Tuesday, January 1, 2019

New Year's Festive Braided Bread--except it's really woven bread

I wanted to make a sweet, festive bread based on my hot cross bun recipe, and dress it up for New Year's. Here it is--a citrus and spice bread with lemon icing and a sprinkle of candied mandarin peel.


The recipe is approximately as follows:

Heat together

1 cup milk
1/4 cup sugar (plus one teaspoon, explained later)
~1 tsp orange zest (about half an orange's worth)
~1 tsp lemon zest (about one lemon's worth)
1/4 tsp salt
3/4 tsp cinnamon
1/4 tsp nutmeg
2 Tbsp butter

Note: I used the extra tsp sugar because I like to mix the spices and zest with something dry so they don't clump in the milk and I forgot to do so before adding the sugar to the milk. I doubt it matters in the long run, since they get kneaded in, and in any case, I think I'll start adding the dry spices to the flour instead. Still, the extra tsp of sugar tastes good, so maybe I'll keep it.

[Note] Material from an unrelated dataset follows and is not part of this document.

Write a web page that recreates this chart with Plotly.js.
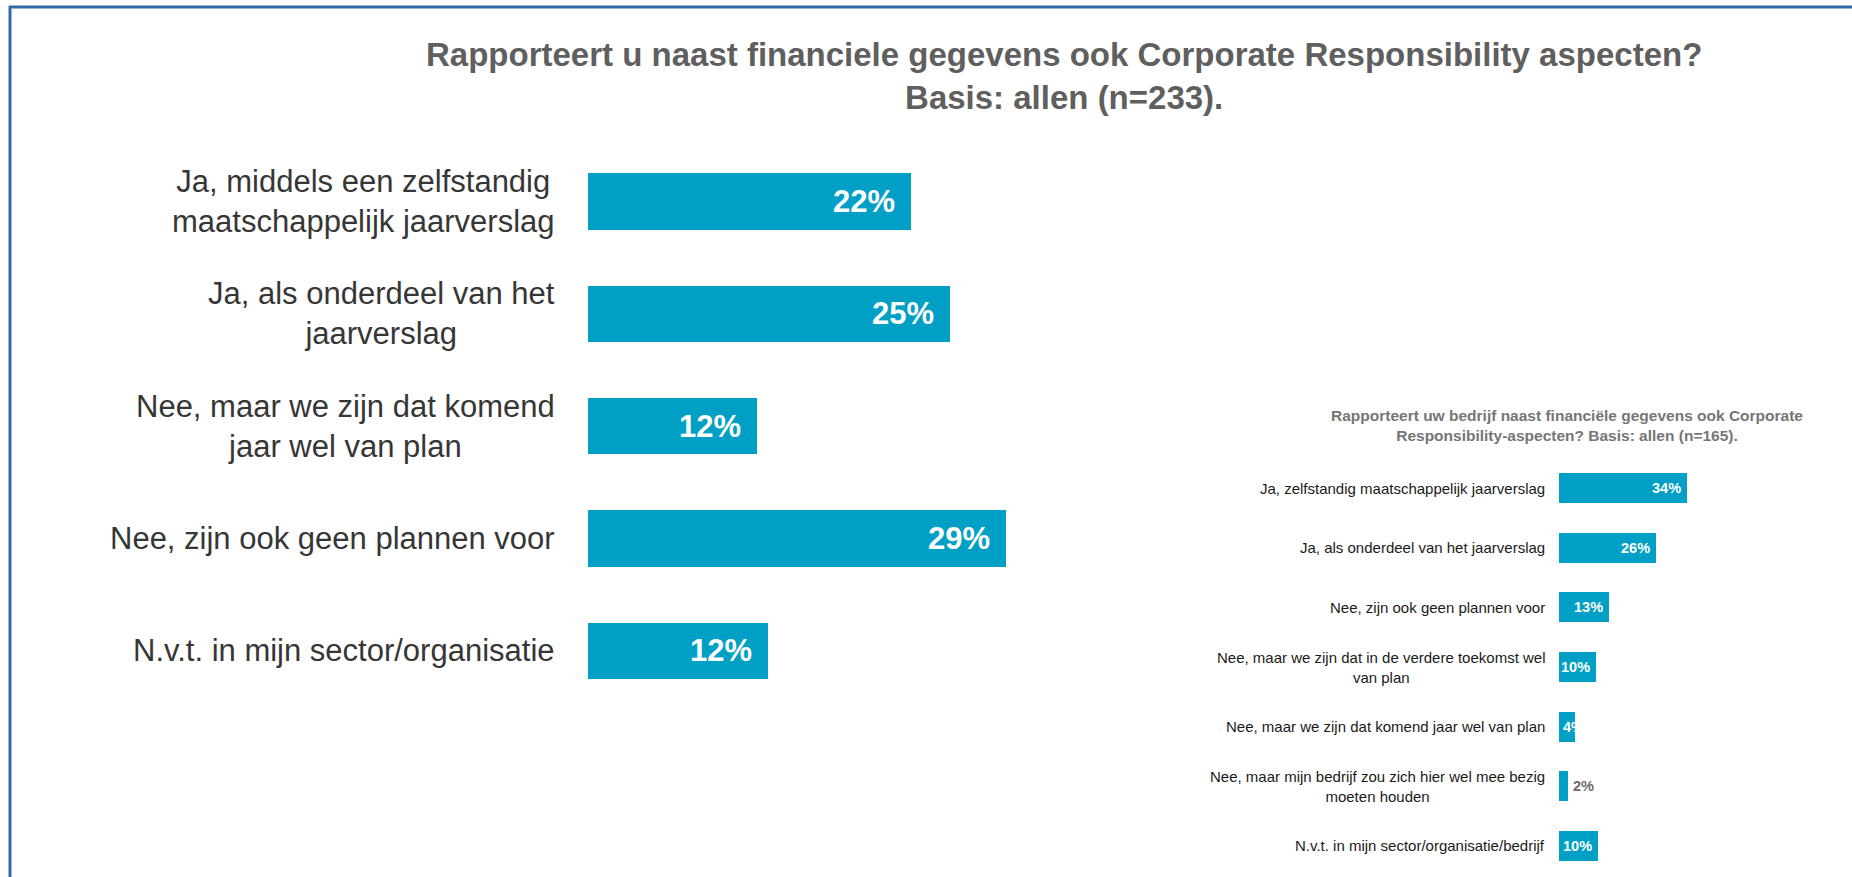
<!DOCTYPE html>
<html>
<head>
<meta charset="utf-8">
<script src="https://cdn.plot.ly/plotly-3.0.1.min.js"></script>
<style>
  html, body { margin: 0; padding: 0; background: #ffffff; }
  #chart { width: 1852px; height: 877px; }
</style>
</head>
<body>
<div id="chart"></div>
<script>
// ---- Data: main chart (n=233) ----
var mainTitle = "Rapporteert u naast financiele gegevens ook Corporate Responsibility aspecten?<br>Basis: allen (n=233).";
var mainCategories = [
  "Ja, middels een zelfstandig<br>maatschappelijk jaarverslag",
  "Ja, als onderdeel van het<br>jaarverslag",
  "Nee, maar we zijn dat komend<br>jaar wel van plan",
  "Nee, zijn ook geen plannen voor",
  "N.v.t. in mijn sector/organisatie"
];
var mainValues = [22.35, 25.05, 11.7, 28.95, 12.45];

// ---- Data: inset chart (n=165) ----
var smallTitle = "Rapporteert uw bedrijf naast financiële gegevens ook Corporate<br>Responsibility-aspecten? Basis: allen (n=165).";
var smallCategories = [
  "Ja, zelfstandig maatschappelijk jaarverslag",
  "Ja, als onderdeel van het jaarverslag",
  "Nee, zijn ook geen plannen voor",
  "Nee, maar we zijn dat in de verdere toekomst wel<br>van plan",
  "Nee, maar we zijn dat komend jaar wel van plan",
  "Nee, maar mijn bedrijf zou zich hier wel mee bezig<br>moeten houden",
  "N.v.t. in mijn sector/organisatie/bedrijf"
];
var smallValues = [34, 25.8, 13.3, 9.8, 4.2, 2.45, 10.3];

// ---- Styling ----
var BAR = '#00a0c6';
var FONT = 'Liberation Sans, Arial, sans-serif';
var W = 1852, H = 877;
function px(x) { return x / W; }
function py(y) { return 1 - y / H; }

var traces = [
  {
    type: 'bar', orientation: 'h',
    x: mainValues, y: mainCategories,
    xaxis: 'x', yaxis: 'y',
    marker: { color: BAR, line: { width: 0 } },
    width: 0.5,
    hoverinfo: 'skip'
  },
  {
    type: 'bar', orientation: 'h',
    x: smallValues, y: smallCategories,
    xaxis: 'x2', yaxis: 'y2',
    marker: { color: BAR, line: { width: 0 } },
    width: 0.5,
    hoverinfo: 'skip'
  }
];

var annotations = [];
// titles
annotations.push({
  text: mainTitle, xref: 'paper', yref: 'paper',
  x: px(1064), y: py(34), xanchor: 'center', yanchor: 'top',
  showarrow: false, align: 'center',
  font: { family: FONT, size: 33, color: '#5f5f5f', weight: 'bold' }
});
annotations.push({
  text: smallTitle, xref: 'paper', yref: 'paper',
  x: px(1567), y: py(405), xanchor: 'center', yanchor: 'top',
  showarrow: false, align: 'center',
  font: { family: FONT, size: 15.5, color: '#767676', weight: 'bold' }
});

// main category labels and value labels
mainCategories.forEach(function (c, i) {
  annotations.push({
    text: c, xref: 'paper', yref: 'y', x: px(557), y: c,
    xanchor: 'right', yanchor: 'middle', align: 'center', showarrow: false,
    font: { family: FONT, size: 31, color: '#363636' }
  });
  annotations.push({
    text: Math.round(mainValues[i]) + '%', xref: 'x', yref: 'y',
    x: mainValues[i], y: c, xanchor: 'right', yanchor: 'middle', xshift: -14,
    showarrow: false,
    font: { family: FONT, size: 31, color: '#ffffff', weight: 'bold' }
  });
});

// small category labels and value labels
smallCategories.forEach(function (c, i) {
  var v = smallValues[i];
  annotations.push({
    text: c, xref: 'paper', yref: 'y2', x: px(1547), y: c,
    xanchor: 'right', yanchor: 'middle', align: 'center', showarrow: false,
    font: { family: FONT, size: 15, color: '#1a1a1a' }
  });
  var lbl = {
    text: Math.round(v) + '%', xref: 'x2', yref: 'y2', y: c,
    yanchor: 'middle', showarrow: false,
    font: { family: FONT, size: 14.5, color: '#ffffff', weight: 'bold' }
  };
  if (v < 3) {           // too small: label outside, grey
    lbl.x = v; lbl.xanchor = 'left'; lbl.xshift = 3;
    lbl.font.color = '#6b6b6b';
  } else if (v < 6) {    // narrow bar: label starts at bar base
    lbl.x = 0; lbl.xanchor = 'left'; lbl.xshift = 2;
  } else {
    lbl.x = v; lbl.xanchor = 'right'; lbl.xshift = -4;
  }
  annotations.push(lbl);
});

var hidden = {
  showgrid: false, zeroline: false, showline: false,
  showticklabels: false, ticks: '', fixedrange: true
};

var layout = {
  width: W, height: H, autosize: false,
  margin: { l: 0, r: 0, t: 0, b: 0, pad: 0 },
  paper_bgcolor: '#ffffff', plot_bgcolor: 'rgba(0,0,0,0)',
  showlegend: false,
  bargap: 0,
  xaxis: Object.assign({}, hidden, {
    domain: [px(588), px(588 + 433.5)], range: [0, 30]
  }),
  yaxis: Object.assign({}, hidden, {
    domain: [py(706.9), py(145.3)],
    type: 'category', categoryorder: 'array', categoryarray: mainCategories,
    range: [mainCategories.length - 0.5, -0.5]
  }),
  xaxis2: Object.assign({}, hidden, {
    domain: [px(1559), px(1559 + 150.6)], range: [0, 40], anchor: 'y2'
  }),
  yaxis2: Object.assign({}, hidden, {
    domain: [py(875.8), py(458.2)], anchor: 'x2',
    type: 'category', categoryorder: 'array', categoryarray: smallCategories,
    range: [smallCategories.length - 0.5, -0.5]
  }),
  annotations: annotations,
  shapes: [
    { type: 'line', xref: 'paper', yref: 'paper', x0: px(9), x1: 1, y0: py(7), y1: py(7),
      line: { color: '#3567ae', width: 3 } },
    { type: 'line', xref: 'paper', yref: 'paper', x0: px(10), x1: px(10), y0: 0, y1: py(6),
      line: { color: '#3567ae', width: 3 } }
  ]
};

Plotly.newPlot('chart', traces, layout, { staticPlot: true, displayModeBar: false });
</script>
</body>
</html>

The disadvantage of adding the spices to the flour would be that when I dip a (clean) finger in to see if the milk mixture has cooled enough to add to the yeast, it won't taste as incredibly yummy. Oh well.

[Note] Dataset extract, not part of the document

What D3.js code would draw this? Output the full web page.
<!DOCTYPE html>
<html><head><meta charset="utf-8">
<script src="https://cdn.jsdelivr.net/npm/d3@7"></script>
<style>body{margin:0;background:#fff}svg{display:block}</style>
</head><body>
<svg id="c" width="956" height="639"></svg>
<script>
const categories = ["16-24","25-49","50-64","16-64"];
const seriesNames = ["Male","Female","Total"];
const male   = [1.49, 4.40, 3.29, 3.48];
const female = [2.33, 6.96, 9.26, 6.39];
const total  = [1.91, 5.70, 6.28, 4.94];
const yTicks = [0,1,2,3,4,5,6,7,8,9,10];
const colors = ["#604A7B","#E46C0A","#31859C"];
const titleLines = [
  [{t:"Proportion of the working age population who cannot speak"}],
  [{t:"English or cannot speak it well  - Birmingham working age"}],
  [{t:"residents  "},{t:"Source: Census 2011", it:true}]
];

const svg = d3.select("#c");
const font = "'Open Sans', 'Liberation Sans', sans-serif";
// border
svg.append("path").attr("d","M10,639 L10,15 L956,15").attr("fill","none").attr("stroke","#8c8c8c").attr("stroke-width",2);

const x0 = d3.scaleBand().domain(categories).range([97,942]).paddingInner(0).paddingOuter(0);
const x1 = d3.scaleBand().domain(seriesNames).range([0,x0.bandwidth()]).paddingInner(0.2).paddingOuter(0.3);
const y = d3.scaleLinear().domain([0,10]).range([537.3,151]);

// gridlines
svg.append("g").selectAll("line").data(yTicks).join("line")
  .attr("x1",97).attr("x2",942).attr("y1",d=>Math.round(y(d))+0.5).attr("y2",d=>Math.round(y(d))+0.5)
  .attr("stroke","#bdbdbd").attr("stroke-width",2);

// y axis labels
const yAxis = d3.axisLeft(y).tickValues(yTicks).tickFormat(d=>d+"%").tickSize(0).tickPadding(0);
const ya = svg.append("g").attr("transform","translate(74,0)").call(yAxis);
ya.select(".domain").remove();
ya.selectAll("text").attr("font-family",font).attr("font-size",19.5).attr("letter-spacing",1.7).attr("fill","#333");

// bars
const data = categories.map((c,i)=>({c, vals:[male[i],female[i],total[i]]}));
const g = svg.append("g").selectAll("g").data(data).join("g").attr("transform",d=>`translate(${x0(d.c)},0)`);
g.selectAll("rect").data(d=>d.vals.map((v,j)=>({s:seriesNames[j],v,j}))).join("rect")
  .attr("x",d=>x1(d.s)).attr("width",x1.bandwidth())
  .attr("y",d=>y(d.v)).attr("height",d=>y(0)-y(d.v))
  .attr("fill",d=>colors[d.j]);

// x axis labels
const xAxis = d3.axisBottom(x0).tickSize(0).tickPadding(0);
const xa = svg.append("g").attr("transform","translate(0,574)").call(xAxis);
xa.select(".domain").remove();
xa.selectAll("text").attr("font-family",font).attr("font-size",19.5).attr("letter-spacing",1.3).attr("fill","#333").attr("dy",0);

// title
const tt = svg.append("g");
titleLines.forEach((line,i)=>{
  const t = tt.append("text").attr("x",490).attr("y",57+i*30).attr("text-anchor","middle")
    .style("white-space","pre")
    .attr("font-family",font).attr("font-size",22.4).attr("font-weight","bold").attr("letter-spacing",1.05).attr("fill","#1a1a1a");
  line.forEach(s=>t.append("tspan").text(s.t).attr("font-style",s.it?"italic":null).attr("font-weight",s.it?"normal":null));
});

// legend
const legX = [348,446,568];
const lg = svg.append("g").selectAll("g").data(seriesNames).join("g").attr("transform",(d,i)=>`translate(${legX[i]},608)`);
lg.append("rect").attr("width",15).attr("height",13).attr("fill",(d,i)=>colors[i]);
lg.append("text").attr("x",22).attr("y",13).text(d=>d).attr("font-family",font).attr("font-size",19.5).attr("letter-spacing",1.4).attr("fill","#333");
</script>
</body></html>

(If I were making hot cross buns, I would put 1/4 cup of raisins in with the milk to soften.)

When milk mixture is lukewarm, mix together

2 1/4 tsp yeast (or one packet)
2 Tbsp warm water .

(I think I can skip this step, actually, given the bread machine yeast I am using, and just put the yeast in with the flour and add 2 Tbsp water or milk to the milk mixture.)

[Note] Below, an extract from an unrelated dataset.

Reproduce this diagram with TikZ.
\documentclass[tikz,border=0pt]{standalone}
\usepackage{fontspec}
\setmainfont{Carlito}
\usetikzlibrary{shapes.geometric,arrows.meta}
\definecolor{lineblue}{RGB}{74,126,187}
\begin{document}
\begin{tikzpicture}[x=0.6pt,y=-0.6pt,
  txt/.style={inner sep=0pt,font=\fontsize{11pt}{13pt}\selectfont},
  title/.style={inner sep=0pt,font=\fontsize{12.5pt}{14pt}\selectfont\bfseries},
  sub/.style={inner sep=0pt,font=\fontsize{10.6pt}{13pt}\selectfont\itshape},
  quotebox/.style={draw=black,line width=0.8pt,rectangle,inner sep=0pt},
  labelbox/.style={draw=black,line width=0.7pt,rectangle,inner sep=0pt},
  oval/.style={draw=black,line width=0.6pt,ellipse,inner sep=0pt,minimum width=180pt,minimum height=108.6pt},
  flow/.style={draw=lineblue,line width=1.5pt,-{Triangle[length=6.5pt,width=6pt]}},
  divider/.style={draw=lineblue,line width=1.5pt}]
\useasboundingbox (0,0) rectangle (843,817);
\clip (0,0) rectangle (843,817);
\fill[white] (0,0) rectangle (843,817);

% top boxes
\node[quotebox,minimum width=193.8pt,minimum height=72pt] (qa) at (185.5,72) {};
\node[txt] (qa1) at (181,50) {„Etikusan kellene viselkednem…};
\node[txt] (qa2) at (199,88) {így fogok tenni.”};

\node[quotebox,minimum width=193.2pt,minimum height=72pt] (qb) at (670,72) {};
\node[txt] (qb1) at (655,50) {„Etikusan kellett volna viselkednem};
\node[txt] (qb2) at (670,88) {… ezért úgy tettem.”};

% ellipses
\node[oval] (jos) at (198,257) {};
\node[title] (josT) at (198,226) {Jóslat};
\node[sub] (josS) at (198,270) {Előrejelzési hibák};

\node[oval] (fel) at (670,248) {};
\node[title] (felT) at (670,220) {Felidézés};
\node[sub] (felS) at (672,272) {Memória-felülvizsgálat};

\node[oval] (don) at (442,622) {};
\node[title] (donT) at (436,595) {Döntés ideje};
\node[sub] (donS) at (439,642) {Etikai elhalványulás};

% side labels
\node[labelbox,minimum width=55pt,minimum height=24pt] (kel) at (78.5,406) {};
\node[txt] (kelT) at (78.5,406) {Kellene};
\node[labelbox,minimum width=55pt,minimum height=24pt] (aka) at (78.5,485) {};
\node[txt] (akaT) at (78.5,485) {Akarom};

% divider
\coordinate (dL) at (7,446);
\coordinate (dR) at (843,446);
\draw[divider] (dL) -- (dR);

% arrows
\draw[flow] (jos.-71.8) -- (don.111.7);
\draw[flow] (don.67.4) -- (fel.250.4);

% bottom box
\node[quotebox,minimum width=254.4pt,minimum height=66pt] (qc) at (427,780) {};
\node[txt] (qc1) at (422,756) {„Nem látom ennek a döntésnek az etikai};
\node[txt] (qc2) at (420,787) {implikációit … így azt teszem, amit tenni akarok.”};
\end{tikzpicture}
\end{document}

Then add the milk mixture to the yeast mixture, and mix in

15 ounces all-purpose flour (a bit less than 3 cups).

I used 15.5 ounces this time, and had to add some extra liquid. Ideally the dough should end up a bit sticky, and this one wasn't. So don't add all the flour right away--you may not need all of it. I kneaded it with the kneading attachment on my stand mixer, about five minutes.

Coat with some melted butter and put in bowl to rise, covered, 45-60 minutes. Then divide into 8 and shape. I think rolling the strands is the hardest part of this whole thing.

These strands came out pretty well!
 First, cross each pair of strands going in the same direction. I decided to start in the middle of the loaf.

  Then, ignoring outermost strands, cross strands again in reverse direction. Here I did this on each side of the initial crossing, working toward both ends.

 Starting with the outer strand again, cross each pair again as you did the first time. Aim for diagonally woven bread--each strand alternates going over and under.

Keep going, weaving the strands over and under by crossing pairs of strands in one direction, then different pairings in the other direction.





 Then squish the ends together and tidy the whole thing up till you like the way it looks.


Ends pinched together and weave tidied up.
 Then let rise again, covered, about 30-40 minutes.

I decided to brush it with beaten egg for a shiny finish (also, I was making scrambled eggs at the time.)


After rising, brushed with beaten egg.

Bake in preheated 375 oven for 10 minutes or a bit more, till browned.


The icing is

1/2 cup powdered sugar (plus some more)
2 tsp milk
1/8 tsp lemon extract

Mix, warm up in microwave, add more powdered sugar as needed till it is spreadable/gloopy when warm, but stiffens up as it cools. However, while thicker icing makes the bread less smeary for eating, it had the unexpected effect that when I sprinkled chopped candied mandarin peel on it, the bits either bounced off or lodged in the crevices of the bread. They wouldn't stick to the icing. We had to press them into the icing to make them stay.

So you might want to keep the icing thinner and stickier. Your choice.

While I called this a braided bread, I think it is actually a woven bread, or a lattice. "Braid" suggests something more rope-like, more like the 8-stranded braid on The Great British Baking Show that originally inspired me to try this, but which is much less lattice-like.